-- Start --

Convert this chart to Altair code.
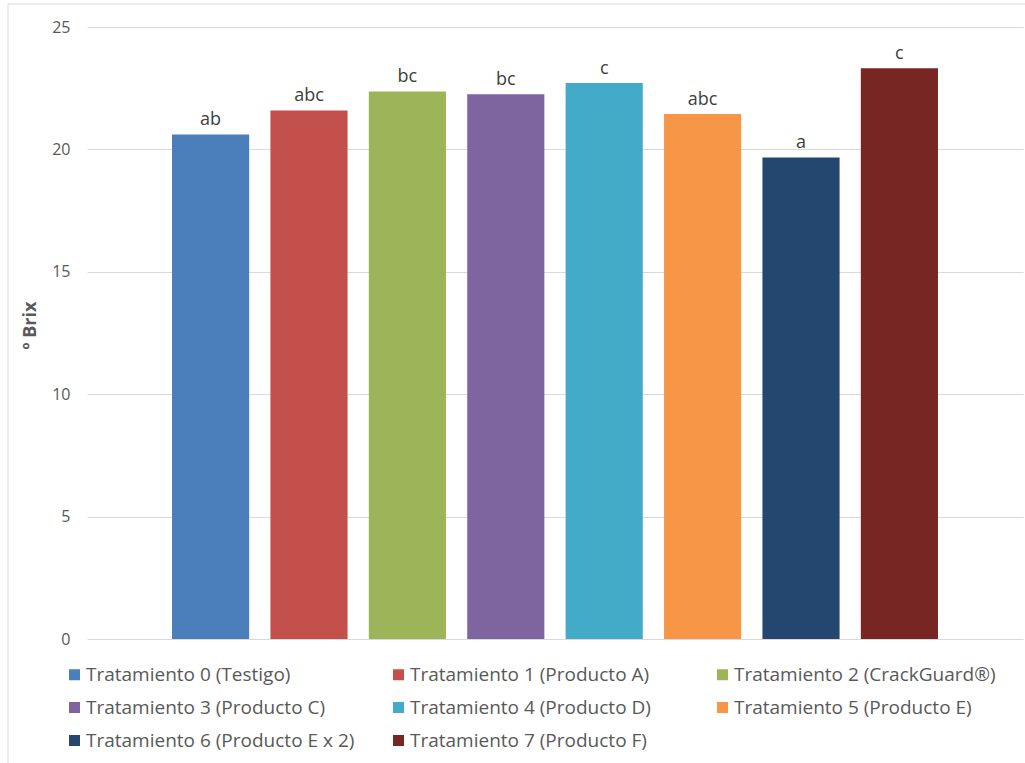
import altair as alt
import pandas as pd

# Treatments, soluble solids (ºBrix) and significance letters
tratamientos = [
    "Tratamiento 0 (Testigo)",
    "Tratamiento 1 (Producto A)",
    "Tratamiento 2 (CrackGuard®)",
    "Tratamiento 3 (Producto C)",
    "Tratamiento 4 (Producto D)",
    "Tratamiento 5 (Producto E)",
    "Tratamiento 6 (Producto E x 2)",
    "Tratamiento 7 (Producto F)",
]
brix = [20.61, 21.59, 22.37, 22.25, 22.71, 21.45, 19.67, 23.31]
letras = ["ab", "abc", "bc", "bc", "c", "abc", "a", "c"]
colores = ["#4A7FBB", "#C4504B", "#9BB558", "#7F65A0", "#43ABC8", "#F79646", "#23476F", "#772624"]
ticks_y = [0, 5, 10, 15, 20, 25]

FONT = "Open Sans"
GRAY = "#595959"

df = pd.DataFrame({"trat": tratamientos, "brix": brix, "letra": letras})

x_enc = alt.X(
    "trat:N",
    sort=tratamientos,
    axis=None,
    scale=alt.Scale(paddingInner=0.216, paddingOuter=0.864),
)
y_enc = alt.Y(
    "brix:Q",
    scale=alt.Scale(domain=[0, 25], nice=False),
    axis=alt.Axis(
        values=ticks_y,
        title="º Brix",
        titleFont=FONT,
        titleFontSize=18,
        titleFontWeight="bold",
        titleColor=GRAY,
        titleAngle=-90,
        titleX=-57,
        titleY=298,
        titleAlign="center",
        titleBaseline="middle",
        labelFont=FONT,
        labelFontSize=16,
        labelColor=GRAY,
        labelPadding=17,
        domain=False,
        ticks=False,
        grid=True,
        gridColor="#D9D9D9",
        gridWidth=1,
    ),
)

bars = alt.Chart(df).mark_bar().encode(
    x=x_enc,
    y=y_enc,
    color=alt.Color(
        "trat:N",
        sort=tratamientos,
        scale=alt.Scale(domain=tratamientos, range=colores),
        legend=alt.Legend(
            title=None,
            orient="none",
            legendX=-22,
            legendY=638,
            direction="horizontal",
            columns=3,
            gridAlign="all",
            columnPadding=34,
            rowPadding=13,
            symbolType="square",
            symbolSize=121,
            symbolStrokeWidth=0,
            symbolOffset=0,
            labelOffset=2,
            labelFont=FONT,
            labelFontSize=19,
            labelColor=GRAY,
            labelLimit=400,
            padding=0,
        ),
    ),
)

labels = alt.Chart(df).mark_text(
    font=FONT, fontSize=18, color="#404040", baseline="alphabetic", dy=-9
).encode(x=x_enc, y=alt.Y("brix:Q"), text="letra:N")

frame = pd.DataFrame({"k": [0]})
left_border = alt.Chart(frame).mark_rule(color="#D9D9D9", strokeWidth=1).encode(
    x=alt.value(-79), y=alt.value(-23), y2=alt.value(740)
)
top_border = alt.Chart(frame).mark_rule(color="#D9D9D9", strokeWidth=1).encode(
    x=alt.value(-79), x2=alt.value(940), y=alt.value(-23)
)

chart = (
    alt.layer(bars, labels, left_border, top_border)
    .properties(
        width=936,
        height=612,
        autosize=alt.AutoSizeParams(type="none"),
        padding={"left": 87, "top": 27, "right": 2, "bottom": 124},
        background="white",
    )
    .configure_view(stroke=None)
)

chart.save("out.html", embed_options={"renderer": "svg", "actions": False})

-- End --

Only the lines from the top of the data through the line with "import pandas as pd" should be quoted, exactly and with both ends kept; skip the pictures.

Convert this chart to Altair code.
import altair as alt
import pandas as pd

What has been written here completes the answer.